Pancit refers to noodles in Filipino cuisine, and there are oodles of noodle versions out there. The one on the menu at Janet’s is a vegetarian rendition of pancit bihon (stir-fried rice noodles with vegetables and meat, often Chinese sausage, the flavor amped up with onion, soy sauce and fish sauce). Here, one finds cabbage, baby corn and snow peas tangled among the rice noodle threads, but this dish tasted so generic as to be better described as an “Asian noodle dish” than pancit.
Whereas pancit lacked personality, chicken sisig sung with flavor. Spooning back and forth between chicken pieces seasoned with chiles, lime and onions and the accompanying white rice was highly satisfactory. What was odd, however, is that Janet’s sisig seems to be a distant cousin to its ancestor. Sisig means “sizzling,” and the dish (more frequently, it is made with pork parts rather than chicken) is usually served on a sizzling plate. Here, we must settle for a plastic partitioned plate.

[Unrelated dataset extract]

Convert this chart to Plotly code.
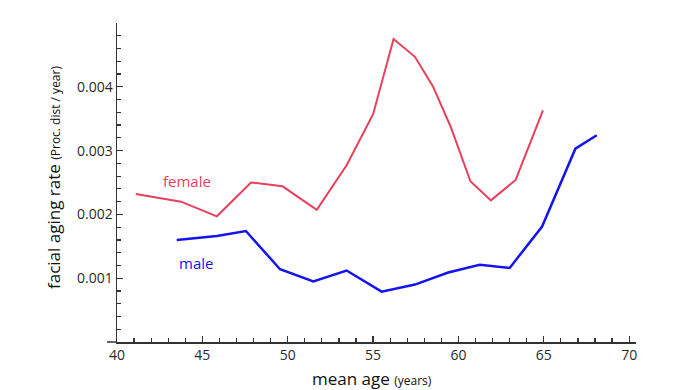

Likewise, dine-in patrons will have to tolerate soup served in plastic pint containers. Then again, I won’t repeat an order for chicken tinola soup — hunks of chicken with bok choy bobbing up and down in a nondescript chicken broth.
One of the most interesting dishes is one that isn’t on the menu: cornbread. A complimentary dinner offering, it’s a Southern-Filipino fusion, a hybrid of cornbread and bibingka, a dessert made with rice and coconut milk. Moist, slightly sweet and the top nearly caramelized, it tasted more like corn cake than cornbread, but a creative way to combine two cuisines while also turning a meal ender into a starter.
Though I wouldn’t label it “Filipino,” a mango salad was bright with ripe fruit and snappy with red onion. The majority of sides, though, are Southern. Collard greens were liberally sweetened with brown sugar; black-eyed peas tasted bland and pasty; mac and cheese was tinny.
Janet’s offers canned juices like calamansi and mango, but does not offer alcohol nor has plans to do so — despite two bars in the dining room with cocktail glasses hanging overhead. One bar appears to be used more like an office. The other is cluttered with random cooking gear and boxes.
It’s hard to take seriously a restaurant that doesn’t seem interested in spiffing up the appearance of its dining space and serves eat-in guests soup in plastic pint containers. But considering Janet’s affordability (entrees cost between $10 and $13, depending on whether you want one or two sides — and the daily lunch special of an entree, lumpia, one side dish, white rice and a fountain drink is $9), it is a viable alternative to that most classic of ethnic takeout joints: Chinese. While the menu is hardly expansive — although a follow-up call revealed that Filipino barbecue is slated to begin in late January and soul food entrees of fried catfish and smothered pork chops will debut in February — and dishes don’t always hit the mark, Janet’s Kitchen does bring a Filipino taste worth trying to Decatur.
JANET’S KITCHEN
Noon-9 p.m. Tuesdays-Saturdays, noon-8 p.m. Sundays. 1359 Clairmont Road, Decatur. 404-549-7808, janetskitchenatl.com.
Recommended dishes: pork adobo, chicken sisig.